Desde de 1997 eu não ouvia um U2 tão atrevido - e é por isso que estou celebrando tanto esse “retorno” à forma (pelo menos à forma que eu aprendi a gostar lá nos idos dos anos 90). E, pelo visto, não sou só eu. Como disse Jon Pareles, numa entrevista recente com a banda para o “The New York Times”, apesar de tudo que está acontecendo na indústria fonográfica, e da “idéia de um rock ‘mainstream’ parecer mais e mais uma miragem, o U2, descaradamente, ainda quer lançar um mega sucesso de vendas” - e está conseguindo: entrou direto na posição de número um na parada americana (e, posso imaginar, em vários outros lugares do mundo também).
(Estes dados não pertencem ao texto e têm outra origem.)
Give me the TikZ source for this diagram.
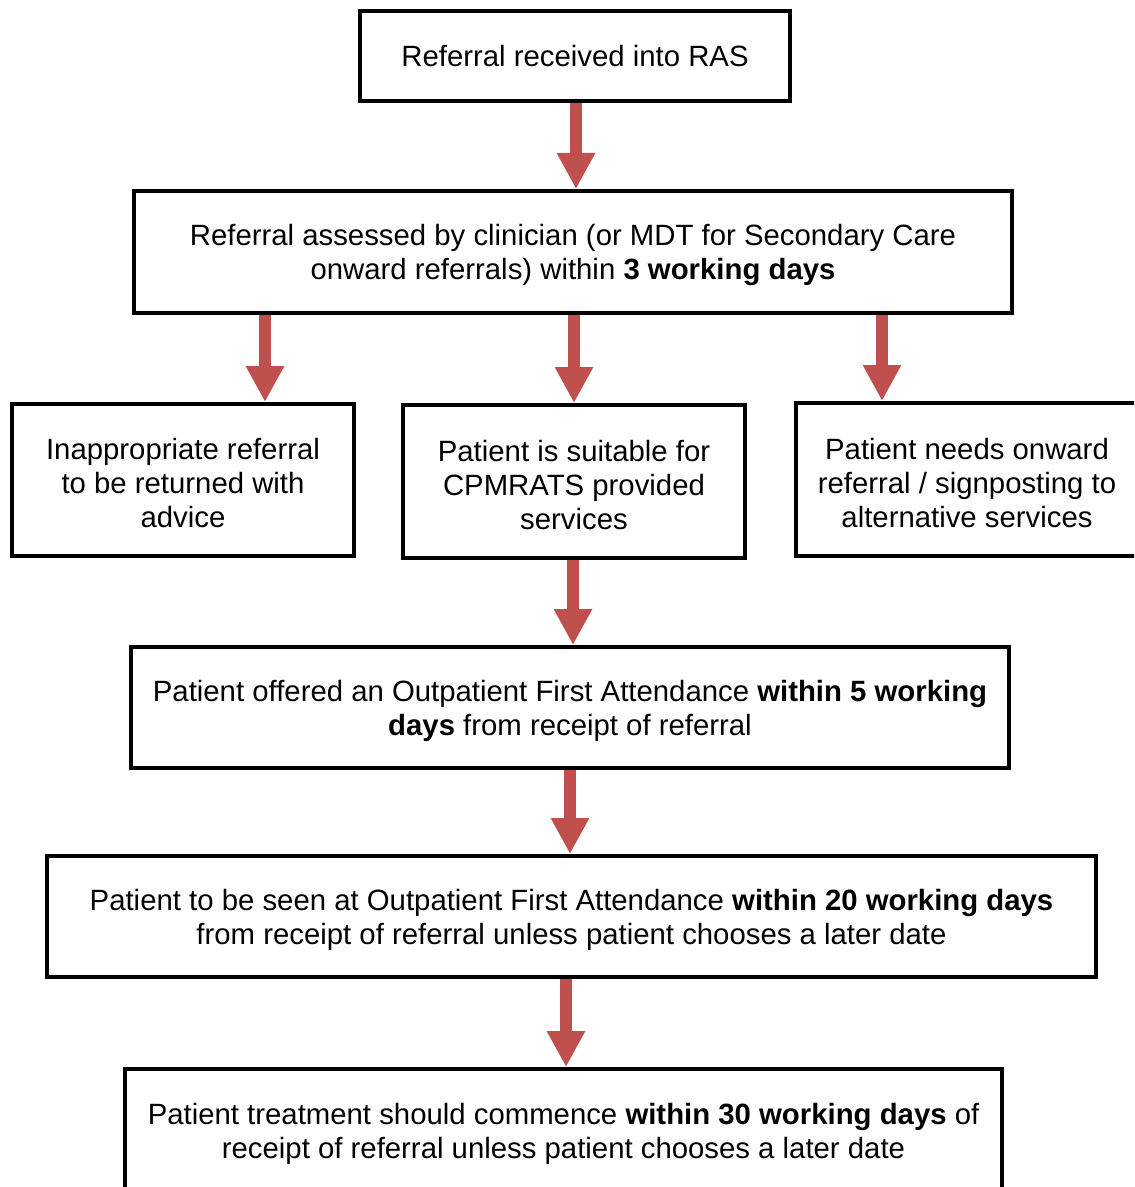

Será que todos os fãs demonstrarão a mesma receptividade que eu? E você? Já ouviu? Concorda, pelo menos em parte, com a minha opinião - ou não? Eu mesmo estou interessado em saber o que as pessoas vão achar de “No line on the horizon”. E só o fato de uma banda que existe há mais de trinta anos despertar esse tipo de curiosidade já é mais uma prova de que, pelo menos no pop, ninguém é tão poderoso quanto eles…
(Tudo bem talvez o Radiohead seja… mas isso eu devo conferir neste fim-de-semana - não na noite de domingo, durante o show de São Paulo, quando eu vou estar “de serviço”… Mas sexta, no Rio - se eu não tiver de trabalhar até tarde… Será? Conto na segunda.)